Performance analysis, model development and validation with experimental data of an ICE-based micro-CCHP system

Abstract The ICE technology applied to micro-CHP is a mature technology, with certain equipment established in the market. The integration of chillers in micro-cogeneration systems can be used to develop micro-CCHP systems with high overall efficiencies and high potential for integration in buildings. Studies of the behavior of these machines are necessary to develop models that simulate the micro-CCHP system under different weather conditions in different building configurations. This paper presents a micro-CCHP with heat recovery based on a Honda gas engine. The system incorporates a heat pump to meet the need for air conditioning. To analyze the behavior of the tri-generation system and its capabilities, a fully functional prototype is built and tested in the laboratory under different operating modes. The obtained results from the experimental data reveal that the maximum electrical efficiency is 7.63% and it is obtained when the heat pump is off and engine is operating at low speed.

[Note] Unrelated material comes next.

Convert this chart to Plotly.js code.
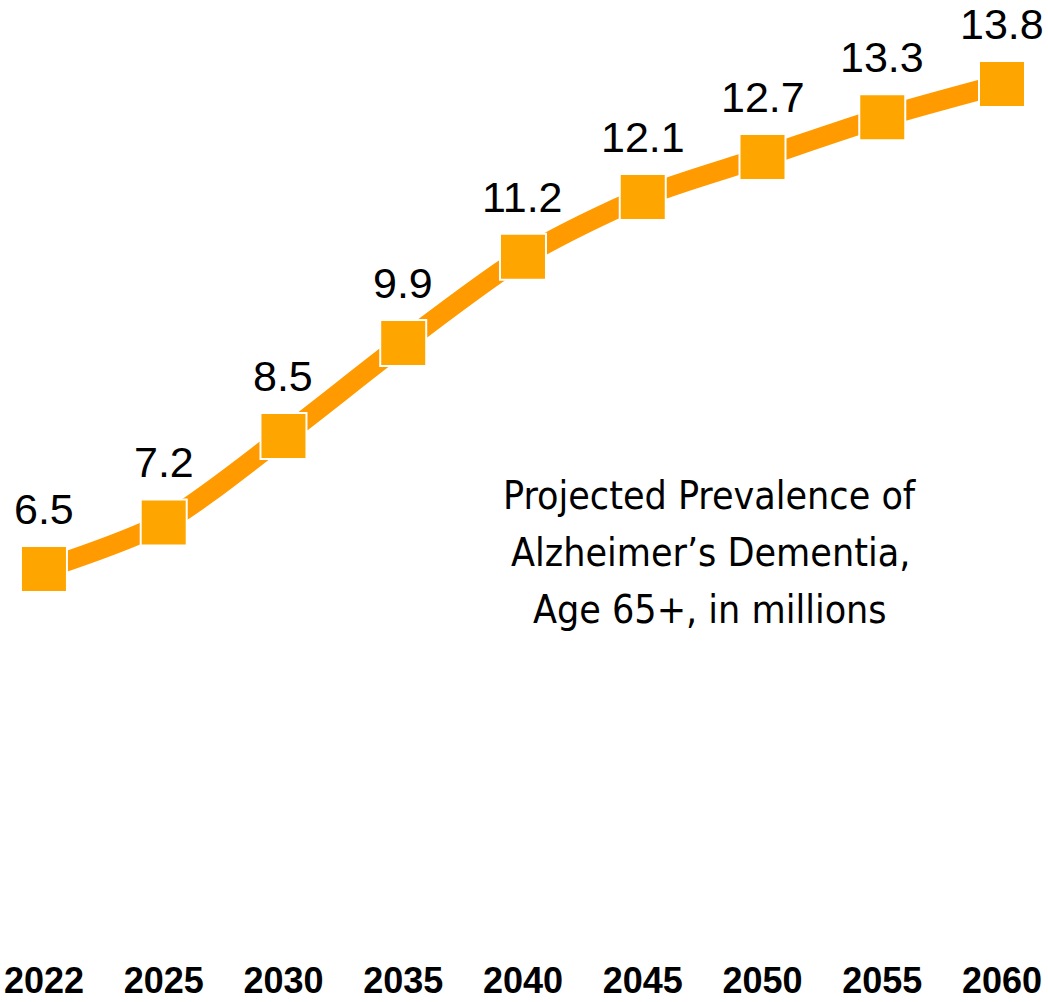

The higher performance of the gas engine driven heat pump is 10.79% and it is achieved when the engine is running at high speed. A model of the system is developed using TRNSYS software components and validated using the experimental data obtained during testing of various operating modes. The main contribution of this paper is focused on the applied methodology of tests, model, and validation through simulation. The proposed methodology includes experimental validation of the CCHP model using the TRNSYS energy simulation software. The features of this model make it appropriate for use as a stand-alone system in building simulations to produce electricity, DWH, heating and cooling.